On February 28, 1975, relator tendered his application to the respondent. The respondent refused to file the application on *890the ground that relator is now a Trustee of the City Public Service Board of the City of San Antonio and is prohibited under Article XVI, Section 40 of the Constitution, Vernon’s Ann.St., from holding another civil office of emolument. The respondent concluded that relator was thus ineligible to be a candidate for public office under Article 1.05, Tex.Election Code Ann. (Supp.1974), V.A.T.S.
Respondent voluntarily appeared in response to said petition for writ of mandamus.
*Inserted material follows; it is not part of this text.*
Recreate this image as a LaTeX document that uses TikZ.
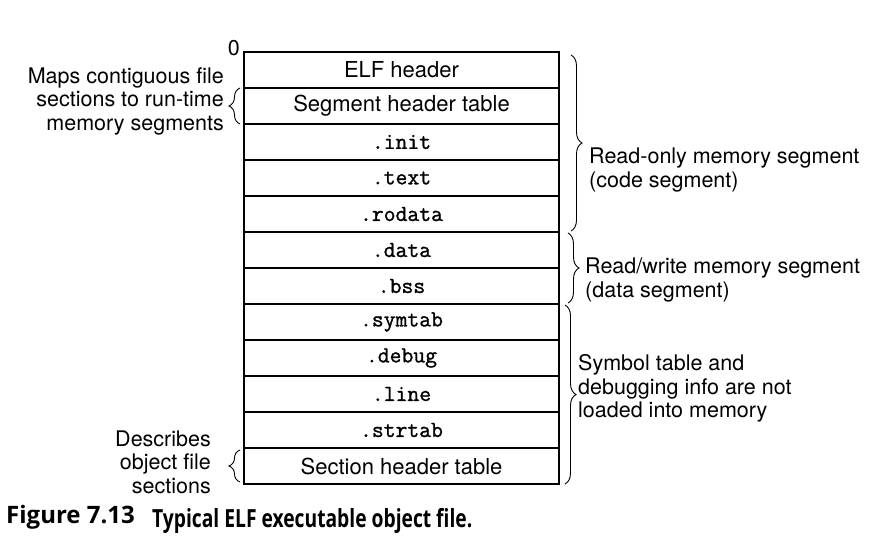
\documentclass[tikz,border=0pt]{standalone}
\usepackage{fontspec}
\setmainfont{TeX Gyre Heros}
\setmonofont[FakeBold=1.2]{Latin Modern Mono}
\newfontfamily\capfont{Open Sans}
\newfontfamily\capnarrow[FakeStretch=0.77]{Open Sans}
\usetikzlibrary{positioning,calc,decorations.pathreplacing}

\begin{document}
\begin{tikzpicture}[x=1pt,y=-1pt,
    sec/.style={draw,line width=1.2pt,minimum width=315pt,minimum height=36pt,
      inner sep=0pt,outer sep=0pt,font=\fontsize{22}{24}\selectfont},
    tsec/.style={sec,font=\fontsize{23}{24}\selectfont\ttfamily},
    brace/.style={decorate,decoration={brace,amplitude=11pt},line width=0.9pt},
    lbl/.style={inner sep=0pt,font=\fontsize{21.5}{23.5}\selectfont}]
    \useasboundingbox (0,0) rectangle (880,554);
    % the sections of the file, top to bottom
    \node[sec,anchor=north west] (elf) at (244,52) {ELF header};
    \node[sec,below=0pt of elf] (pht) {Segment header table};
    \node[tsec,below=0pt of pht] (init) {.init};
    \node[tsec,below=0pt of init] (text) {.text};
    \node[tsec,below=0pt of text] (rodata) {.rodata};
    \node[tsec,below=0pt of rodata] (data) {.data};
    \node[tsec,below=0pt of data] (bss) {.bss};
    \node[tsec,below=0pt of bss] (symtab) {.symtab};
    \node[tsec,below=0pt of symtab] (debug) {.debug};
    \node[tsec,below=0pt of debug] (line) {.line};
    \node[tsec,below=0pt of line] (strtab) {.strtab};
    \node[sec,below=0pt of strtab] (sht) {Section header table};
    \node[lbl,anchor=south east] (zero) at ($(elf.north west)+(-4,4)$) {0};
    % braces on the right
    \draw[brace] ($(elf.north east)+(12,3)$) -- ($(rodata.south east)+(12,-1)$)
      coordinate[midway,xshift=14pt] (ro);
    \draw[brace] ($(data.north east)+(9,1)$) -- ($(bss.south east)+(9,-1)$)
      coordinate[midway,xshift=14pt] (rw);
    \draw[brace] ($(symtab.north east)+(6,1)$) -- ($(sht.south east)+(6,0)$)
      coordinate[midway,xshift=14pt] (sym);
    \node[lbl,anchor=north west,align=left] (rol) at ($(ro)+(4,5)$)
      {Read-only memory segment\\(code segment)};
    \node[lbl,anchor=west,align=left] (rwl) at ($(rw)+(3,12)$)
      {Read/write memory segment\\(data segment)};
    \node[lbl,anchor=west,align=left] (syml) at ($(sym)+(-1,-6)$)
      {Symbol table and\\debugging info are not\\loaded into memory};
    % braces on the left
    \draw[brace] ($(pht.south west)+(-4,0)$) -- ($(pht.north west)+(-4,0)$)
      coordinate[midway,xshift=-14pt] (maps);
    \draw[brace] ($(sht.south west)+(-4,-2)$) -- ($(sht.north west)+(-4,2)$)
      coordinate[midway,xshift=-14pt] (desc);
    \node[lbl,anchor=east,align=right] (mapsl) at ($(maps)+(-2,-5)$)
      {Maps contiguous file\\sections to run-time\\memory segments};
    \node[lbl,anchor=east,align=right] (descl) at ($(desc)+(-15,-4)$)
      {Describes\\object file\\sections};
    % caption
    \node[anchor=base west,inner sep=0pt,font=\capfont\bfseries\fontsize{24}{26}\selectfont]
      (fig) at (6,523) {Figure 7.13};
    \node[anchor=base west,inner sep=0pt,font=\capnarrow\bfseries\fontsize{25}{27}\selectfont]
      (cap) at (152,527) {Typical ELF executable object file.};
\end{tikzpicture}
\end{document}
He stipulated that relator meets all the qualifications for office and is eligible in all respects to file for said office unless prohibited by Article 1.05, in conjunction with Article XVI, Section 40 of the Constitution.
Article 1.05 provides in part:
“No person shall be eligible to be a candidate for, or to be elected or appointed to, any public office in this state unless he is a citizen of the United States eligible to hold such office under the Constitution and laws of this state . . .."
It further provides that:
“(1) For a candidate whose name is printed on the ballot for a general (first) primary election, the applicable date is the last day on which any candidate for the office involved could file his application to have his name printed on the ballot for that primary election.”
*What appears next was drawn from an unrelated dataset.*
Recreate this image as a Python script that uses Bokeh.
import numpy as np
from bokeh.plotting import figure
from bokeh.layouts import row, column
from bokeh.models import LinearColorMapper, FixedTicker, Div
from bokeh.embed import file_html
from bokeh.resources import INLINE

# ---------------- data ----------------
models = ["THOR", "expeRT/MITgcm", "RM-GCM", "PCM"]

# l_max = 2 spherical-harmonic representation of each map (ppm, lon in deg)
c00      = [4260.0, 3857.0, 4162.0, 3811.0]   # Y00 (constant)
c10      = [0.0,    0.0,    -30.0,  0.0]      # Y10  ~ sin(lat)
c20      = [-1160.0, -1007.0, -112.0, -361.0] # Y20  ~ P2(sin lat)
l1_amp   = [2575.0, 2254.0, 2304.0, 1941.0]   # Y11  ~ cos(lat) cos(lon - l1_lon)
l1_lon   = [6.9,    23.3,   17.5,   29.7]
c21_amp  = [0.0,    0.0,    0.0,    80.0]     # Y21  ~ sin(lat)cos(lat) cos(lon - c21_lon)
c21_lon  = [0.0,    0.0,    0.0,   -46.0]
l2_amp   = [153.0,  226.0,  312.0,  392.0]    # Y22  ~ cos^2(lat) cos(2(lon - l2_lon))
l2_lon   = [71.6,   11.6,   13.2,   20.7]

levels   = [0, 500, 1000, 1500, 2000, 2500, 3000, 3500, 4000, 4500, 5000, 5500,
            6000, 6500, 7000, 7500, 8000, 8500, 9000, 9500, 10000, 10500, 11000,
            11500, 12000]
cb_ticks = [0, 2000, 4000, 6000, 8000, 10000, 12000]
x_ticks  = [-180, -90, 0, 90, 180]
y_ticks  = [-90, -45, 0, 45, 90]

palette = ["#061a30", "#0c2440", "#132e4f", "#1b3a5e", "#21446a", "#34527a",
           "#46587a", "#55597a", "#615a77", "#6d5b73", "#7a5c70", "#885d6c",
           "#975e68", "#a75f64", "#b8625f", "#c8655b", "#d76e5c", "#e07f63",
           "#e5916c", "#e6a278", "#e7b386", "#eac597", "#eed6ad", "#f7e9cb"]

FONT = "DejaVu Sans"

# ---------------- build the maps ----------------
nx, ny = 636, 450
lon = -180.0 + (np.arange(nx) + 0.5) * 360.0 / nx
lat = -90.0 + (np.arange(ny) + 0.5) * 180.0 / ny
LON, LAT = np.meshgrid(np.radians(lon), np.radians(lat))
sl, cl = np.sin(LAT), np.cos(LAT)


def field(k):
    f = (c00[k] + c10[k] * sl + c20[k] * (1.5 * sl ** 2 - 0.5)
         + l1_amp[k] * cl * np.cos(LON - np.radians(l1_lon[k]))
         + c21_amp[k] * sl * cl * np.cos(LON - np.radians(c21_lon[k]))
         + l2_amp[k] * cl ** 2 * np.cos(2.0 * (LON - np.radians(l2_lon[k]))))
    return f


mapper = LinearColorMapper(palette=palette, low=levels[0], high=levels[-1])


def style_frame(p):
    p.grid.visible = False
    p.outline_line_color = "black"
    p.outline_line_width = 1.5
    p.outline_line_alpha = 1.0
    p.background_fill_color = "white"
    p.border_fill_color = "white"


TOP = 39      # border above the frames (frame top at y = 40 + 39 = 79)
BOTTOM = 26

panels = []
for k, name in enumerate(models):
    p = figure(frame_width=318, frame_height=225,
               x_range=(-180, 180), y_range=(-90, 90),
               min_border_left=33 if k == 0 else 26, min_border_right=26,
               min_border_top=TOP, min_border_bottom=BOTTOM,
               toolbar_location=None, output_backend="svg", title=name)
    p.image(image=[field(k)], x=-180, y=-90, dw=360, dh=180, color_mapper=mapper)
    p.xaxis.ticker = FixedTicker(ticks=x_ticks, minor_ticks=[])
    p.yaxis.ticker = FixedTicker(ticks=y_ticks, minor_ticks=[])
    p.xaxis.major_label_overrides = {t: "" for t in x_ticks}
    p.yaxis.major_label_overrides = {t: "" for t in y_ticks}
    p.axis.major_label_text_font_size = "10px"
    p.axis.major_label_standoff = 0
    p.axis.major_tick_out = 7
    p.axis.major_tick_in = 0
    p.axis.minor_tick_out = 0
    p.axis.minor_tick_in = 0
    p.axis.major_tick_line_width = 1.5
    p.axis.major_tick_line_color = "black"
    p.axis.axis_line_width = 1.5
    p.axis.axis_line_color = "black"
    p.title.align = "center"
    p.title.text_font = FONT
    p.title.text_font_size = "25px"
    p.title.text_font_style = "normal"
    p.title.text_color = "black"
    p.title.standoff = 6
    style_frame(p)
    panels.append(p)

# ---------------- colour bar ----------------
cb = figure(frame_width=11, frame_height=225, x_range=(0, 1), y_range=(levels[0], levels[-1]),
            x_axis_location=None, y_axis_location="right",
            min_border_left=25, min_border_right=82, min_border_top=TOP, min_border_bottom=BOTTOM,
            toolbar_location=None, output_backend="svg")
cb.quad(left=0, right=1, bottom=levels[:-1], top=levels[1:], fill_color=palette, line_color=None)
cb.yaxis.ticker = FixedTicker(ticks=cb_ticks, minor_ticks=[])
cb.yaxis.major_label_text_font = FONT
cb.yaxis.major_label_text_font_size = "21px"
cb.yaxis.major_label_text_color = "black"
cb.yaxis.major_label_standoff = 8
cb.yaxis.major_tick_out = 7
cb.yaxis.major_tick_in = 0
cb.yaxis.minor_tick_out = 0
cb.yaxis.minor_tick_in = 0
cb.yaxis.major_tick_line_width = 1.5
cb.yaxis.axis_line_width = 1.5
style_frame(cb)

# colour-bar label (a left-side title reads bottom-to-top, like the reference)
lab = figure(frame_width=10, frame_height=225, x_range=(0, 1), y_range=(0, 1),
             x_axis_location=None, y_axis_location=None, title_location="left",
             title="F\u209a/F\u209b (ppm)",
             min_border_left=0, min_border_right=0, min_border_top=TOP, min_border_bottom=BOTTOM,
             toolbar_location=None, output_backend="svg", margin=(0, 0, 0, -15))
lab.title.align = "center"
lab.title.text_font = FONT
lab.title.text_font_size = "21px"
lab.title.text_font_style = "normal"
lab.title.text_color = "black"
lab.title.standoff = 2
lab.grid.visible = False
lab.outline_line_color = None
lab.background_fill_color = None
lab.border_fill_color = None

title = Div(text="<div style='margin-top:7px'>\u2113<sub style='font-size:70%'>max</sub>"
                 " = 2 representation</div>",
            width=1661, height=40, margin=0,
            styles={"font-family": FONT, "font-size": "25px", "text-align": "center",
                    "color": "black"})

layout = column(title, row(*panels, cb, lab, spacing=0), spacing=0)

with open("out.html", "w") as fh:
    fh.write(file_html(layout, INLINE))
Article XVI, Section 40, provides in part:
“No person shall hold or exercise at the same time, more than one civil office of emolument, except that . . . .”
Relator concedes that the offices of Trustee of the City Public Service Board and Councilman of the City of San Antonio are both civil offices of emolument and that none of the exceptions set forth in the Constitution are applicable. He urges, however, that this Constitutional prohibition applies only against “holding two offices” at the same time and that he cannot do so as a matter of law.
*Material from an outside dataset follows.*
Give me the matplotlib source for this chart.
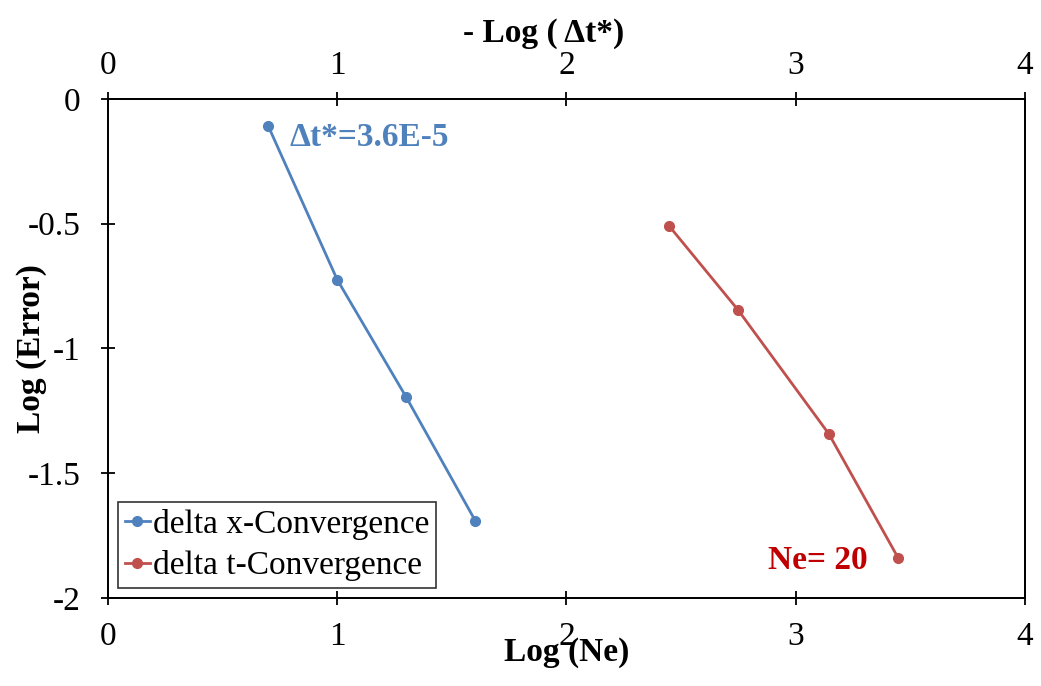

The general rule is that where the holder of one office accepts and qualifies for a second, he automatically relinquishes the first office. State ex. rel. Kingsbury v. Brinkerhoff, 66 Tex. 45, 17 S.W. 109 (1886); Pruitt v. Glen Rose Independent School District No. 1, 126 Tex. 45, 84 S.W.2d 1004 (1935); Hubert, Constitutional Restraints on Dual Office Holding and Dual Employment in Texas — A Proposed Amendent, 43 Texas L.Rev. 943, 946 (1965); 47 Tex.Jur.2d, Public Officers, Section 29 (1963). Since it would not be possible for relator to come within the prohibition of Section 40, against dual office-holding, we conclude that he is not ineligible to be a candidate for a second office.
Although we have found no case squarely in point, our conclusion that relator is not ineligible within the meaning of Article 1.05 finds support in previous decisions of our Supreme Court. In Willis v. Potts, 377 S.W.2d 622 (Tex.1964), the Court laid down the rule that: “Any constitutional or statutory provision which restricts the right to hold public office should be strictly construed against ineligibility.” This rule was reaffirmed in Hall v. Baum, 452 S.W.2d 699 (Tex.1970) and Whitehead v. Julian, 476 S.W.2d 844 (Tex.1972). See also Kothmann v. Daniels, 397 S.W.2d 940 (Tex.Civ.App.—San Antonio 1965, no writ).
The petition for mandamus is granted, but the writ of mandamus will not be issued by the Clerk of this Court unless respondent, Jake Inselmann, refuses to accept relator’s application.
In view of the imminent deadline for filing application for place on the ballot for the City election, no motion for rehearing will be entertained.